The most simple of these metrics is Accuracy, which simply denotes the fraction of correctly classified samples. Accuracy is practical and easy-to-understand, but is not as useful of a metric for imbalanced datasets. For example, if your dataset is 80% Class A and 20% Class B, a network that predicts all samples to be Class A would have an accuracy of 80%, even though it completely fails to discriminate between classes. This sort of network is obviously less useful than a different network that is 80% accurate, but with a more even distribution of incorrect classifications. F1 score and Matthews Correlation Coefficient (MCC) are two metrics that take into account the balance between false positives and false negatives. F1 score is more widely used, but MCC is generally viewed as a more comprehensive metric (see link below). Like accuracy, the ideal MCC and F1 score are ‘1’. Together these three metrics effectively describe how well a classifier is performing.

Training a PARROT network in probabilistic-classification mode will also produce a Receiver Operating Characteristic (ROC) curve and a Precision-Recall curve, with their corresponding areas. For these metrics, an area under the curve of ‘1’ denotes a perfect predictor. These curves are generated by varying the prediction threshold and seeing how the relative false positive and true positive rates vary (ROC) or how precision and recall vary at these different prediction thresholds. ROC curves are more common, but for imbalanced datasets, area under the PR curve is a more useful metric.

The standard way of evaluating regression networks is to make a scatterplot comparing the correlation of predictions to ground truth values. Two ways of measuring correlation are with Pearsons correlation and Spearmans correlation. These metrics are similar, but have a few subtle differences. Pearsons correlation, or Pearsons R, directly measures linear correlation (i.e., how well does a line fit the data). Spearmans correlation measures rank order correlation. As a nonparametric method, Spearmans correlation can detect correlations that are monotonic, but nonlinear. Spearmans correlation is more robust to outliers, and does not make assumptions that the underlying data is normally or uniformly distributed. Like the classificaiton metrics, these two metrics are quite similar in most realistic cases.

Helpful resources:

How does PARROT choose the optimal hyperparameters?

As described above, there are several different RNN hyperparameters that affect network architecture and training. In general, there is not hard and fast rule for selecting what these hyperparameters should be set at, since it varies from dataset to dataset. Since using different hyperparameters can have a noticeable impact on performance, people have developed algorithms for selecting the optimal hyperparameters for a given dataset. All of these algorithms take the general form of: 1. iteratively select hyperparameters by some criteria; 2. train a network on the data using these hyperparameters; 3. evaluate the performance of this network; and 4. pick the hyperparameters that yielded the best-performing network.

The most simple optimization algorithms are grid search and random search.

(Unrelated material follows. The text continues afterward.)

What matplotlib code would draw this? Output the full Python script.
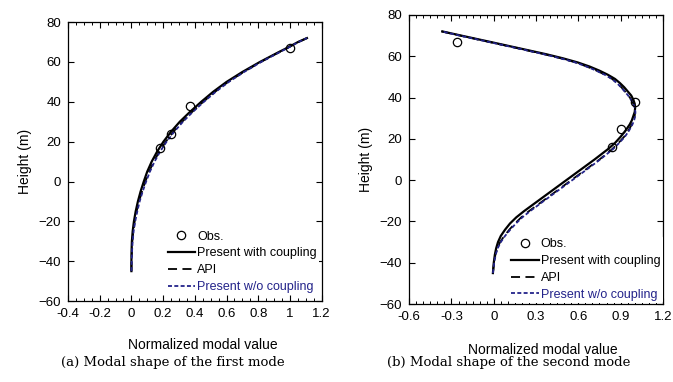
import numpy as np
import matplotlib
matplotlib.use("Agg")
import matplotlib.pyplot as plt
from matplotlib.ticker import MultipleLocator, FuncFormatter

plt.rcParams['font.family'] = ['Liberation Sans', 'DejaVu Sans']

# first mode
h_a = [-45, -40, -35, -30, -25, -20, -15, -10, -5, 0, 5, 10, 15, 20, 25, 30, 35, 40, 45, 50, 55, 60, 65, 67, 70, 72]
cpl_a = [0.0, 0.0, 0.001, 0.003, 0.008, 0.016, 0.027, 0.041, 0.058, 0.078, 0.1, 0.128, 0.162, 0.202, 0.25, 0.305, 0.37, 0.44, 0.515, 0.6, 0.7, 0.81, 0.93, 0.98, 1.05, 1.107]
api_a = [0.0, 0.001, 0.003, 0.006, 0.012, 0.021, 0.033, 0.048, 0.067, 0.088, 0.112, 0.141, 0.176, 0.217, 0.265, 0.32, 0.384, 0.453, 0.527, 0.61, 0.708, 0.816, 0.934, 0.983, 1.052, 1.107]
woc_a = [0.0, 0.002, 0.004, 0.008, 0.014, 0.024, 0.037, 0.052, 0.071, 0.093, 0.117, 0.146, 0.181, 0.222, 0.27, 0.325, 0.388, 0.457, 0.531, 0.614, 0.711, 0.818, 0.936, 0.985, 1.053, 1.107]
obs_xa = [0.18, 0.25, 0.37, 1.0]
obs_ya = [17, 24, 38, 67]

# second mode
h_b = [-45, -40, -36, -33, -30, -27, -24, -21, -18, -15, -10, -5, 0, 5, 10, 15, 18, 21, 24, 27,
       29, 31, 33, 35, 37, 39, 41, 43, 45, 47, 49, 51, 53, 55, 57, 59, 61, 64, 67, 70, 72]
cpl_b = [-0.006, 0.0, 0.008, 0.017, 0.03, 0.05, 0.08, 0.115, 0.16, 0.215, 0.315, 0.415, 0.515, 0.615, 0.715, 0.81, 0.86, 0.9, 0.935, 0.965,
         0.98, 0.99, 1.0, 1.003, 1.0, 0.99, 0.975, 0.95, 0.925, 0.895, 0.86, 0.81, 0.75, 0.68, 0.595, 0.49, 0.37, 0.17, -0.03, -0.232, -0.365]
api_b = [-0.006, 0.002, 0.012, 0.025, 0.045, 0.075, 0.11, 0.15, 0.195, 0.25, 0.35, 0.45, 0.55, 0.65, 0.75, 0.84, 0.885, 0.925, 0.955, 0.98,
         0.993, 1.0, 1.003, 1.0, 0.99, 0.975, 0.955, 0.93, 0.905, 0.875, 0.84, 0.79, 0.73, 0.66, 0.58, 0.475, 0.355, 0.16, -0.04, -0.24, -0.37]
woc_b = [-0.006, 0.003, 0.014, 0.028, 0.05, 0.08, 0.117, 0.157, 0.203, 0.258, 0.357, 0.457, 0.557, 0.657, 0.755, 0.845, 0.89, 0.93, 0.96, 0.984,
         0.996, 1.003, 1.005, 1.0, 0.99, 0.973, 0.953, 0.928, 0.903, 0.873, 0.838, 0.788, 0.728, 0.658, 0.578, 0.473, 0.353, 0.158, -0.042, -0.242, -0.37]
obs_xb = [-0.26, 1.0, 0.9, 0.84]
obs_yb = [67, 38, 25, 16]

navy = '#23238a'

fig = plt.figure(figsize=(6.73, 3.82), dpi=100)
ax1 = fig.add_axes([0.101, 0.212, 0.377, 0.730])
ax2 = fig.add_axes([0.608, 0.204, 0.377, 0.757])


def draw(ax, h, cpl, api, woc, ox, oy, xlim, xmaj, leg_anchor, xlab_pos):
    ax.plot(ox, oy, 'o', mfc='none', mec='black', ms=6, mew=0.9, label='Obs.', zorder=4)
    ax.plot(cpl, h, '-', color='black', lw=1.6, label='Present with coupling')
    ax.plot(api, h, '--', color='black', lw=1.3, dashes=(5, 3), label='API')
    ax.plot(woc, h, '--', color=navy, lw=1.3, dashes=(2.2, 1.3), label='Present w/o coupling')
    ax.set_xlim(*xlim)
    ax.set_ylim(-60, 80)
    ax.xaxis.set_major_locator(MultipleLocator(xmaj))
    ax.xaxis.set_minor_locator(MultipleLocator(0.05))
    ax.yaxis.set_major_locator(MultipleLocator(20))
    ax.tick_params(which='both', direction='in', top=True, right=True,
                   labelsize=9.5, colors='black', pad=5)
    ax.tick_params(which='major', length=4, width=0.8)
    ax.tick_params(which='minor', length=2.5, width=0.7)
    ax.tick_params(axis='y', which='minor', left=False, right=False)
    ax.xaxis.set_major_formatter(FuncFormatter(lambda v, p: '%g' % round(v, 2)))
    for s in ax.spines.values():
        s.set_linewidth(0.9)
    ax.set_ylabel('Height (m)', fontsize=10, labelpad=5)
    ax.set_xlabel('Normalized modal value', fontsize=10)
    ax.xaxis.set_label_coords(*xlab_pos)
    leg = ax.legend(loc='lower right', bbox_to_anchor=leg_anchor, fontsize=9,
                    frameon=True, facecolor='white', edgecolor='none', framealpha=1,
                    handlelength=2.2, handletextpad=0.15, labelspacing=0.38,
                    borderpad=0.2, borderaxespad=0)
    leg.get_frame().set_linewidth(0)
    leg.get_texts()[3].set_color(navy)
    leg.set_zorder(10)


draw(ax1, h_a, cpl_a, api_a, woc_a, obs_xa, obs_ya, (-0.4, 1.2), 0.2,
     (0.99, 0.02), (0.531, -0.133))
draw(ax2, h_b, cpl_b, api_b, woc_b, obs_xb, obs_yb, (-0.6, 1.2), 0.3,
     (1.0, 0.003), (0.528, -0.135))

fig.text(0.257, 0.052, '(a) Modal shape of the first mode', ha='center', va='center',
         fontsize=9.5, family='DejaVu Serif')
fig.text(0.756, 0.052, '(b) Modal shape of the second mode', ha='center', va='center',
         fontsize=9.5, family='DejaVu Serif')

fig.savefig('out.png', dpi=100)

These are iterative approaches that sample many points in hyperparameter space either systematically or randomly, respectively. As you can imagine, searching many combinations of hyperparameters is likely to find the best-performing set. Unfortunately, these approaches can be very time consuming and are not often used for more complex machine learning problems.

Instead, PARROT implements a technique called Bayesian Optimization to select the optimal hyperparameters for a given dataset. The details of this method are more involved than I will describe here, but below are several resources that do a good job explaining the algorithm. Briefly, instead of performing an iterative search over the hyperparameter search-space, Bayesian Optimization relies upon the mathematical concept of a Gaussian process (GP). GPs can estimate the loss function across all of hyperparameter search-space. Initially, this estimate is not very accurate, but as you train and test more sets of hyperparameters, the estimate becomes more accurate. The upshot is that Bayesian Optimization can generally identify the optimal hyperparameters in much fewer iterations than grid or random search.